The rapid rise of Bitcoin is a prime example of technological flexibility in action. From an abstract concept to a billion-dollar industry in just a few years, the idea of a financial system free of banks and governments is turning the traditional concept of currency on its head. And in this fast-paced digital world, businesses have to be able to change direction and realign to new concepts and new markets instantly. Traditional ways of doing business are just too slow and too expensive in an increasingly fast-paced and digitised world.

Because of this, all organisations, big and small, public and private, have to be designed specifically for regular change and evolving customer demands. This is the new normal. Those that are connected to evolving trends, and flexible enough to respond to them, will be able to compete and lead in this new, fast-changing normality where technology is used for new ways of working as opposed to simply trying to adapt traditional analogue processes to fit a digital infrastructure.

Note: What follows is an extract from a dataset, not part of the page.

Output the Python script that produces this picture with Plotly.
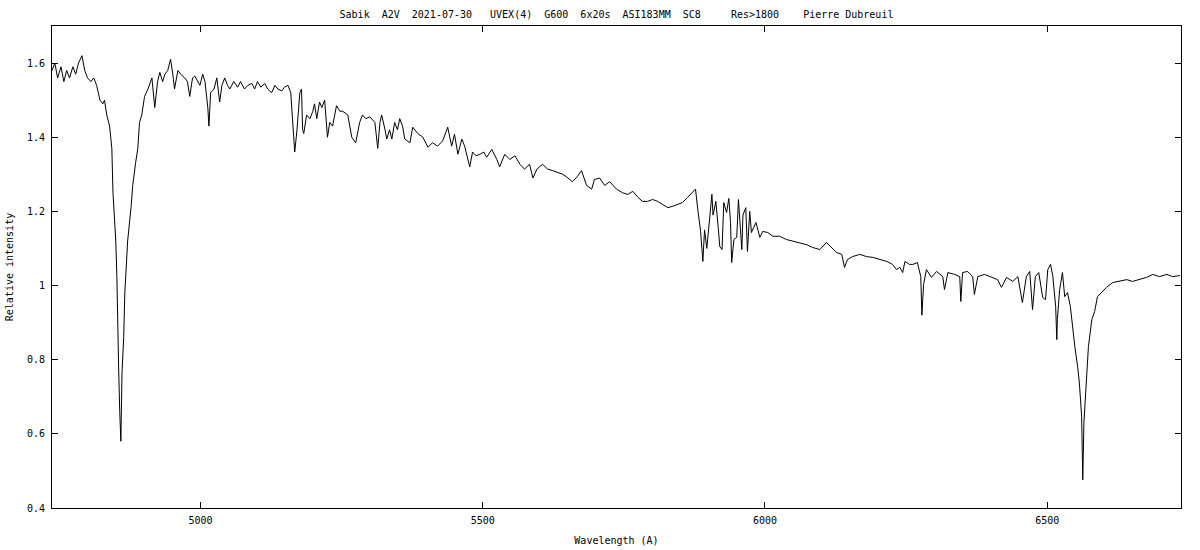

All of this reaffirms the importance of digital transformation and its vital role in business evolution. O2 is uniquely positioned with an expert understanding of what people and businesses need to succeed in these challenging times. With our mobile heritage, we have an excellent grasp of the challenges that mobilisation present for our customers. Resolving these challenges has to start with today’s changing work and lifestyles.

How people want to work, buy and sell defines what we offer in terms of personalisation, benefits and service. The ability of ourselves, and many others, to do this well, is crucial to our survival, and fundamental to the ongoing success of the UK economy.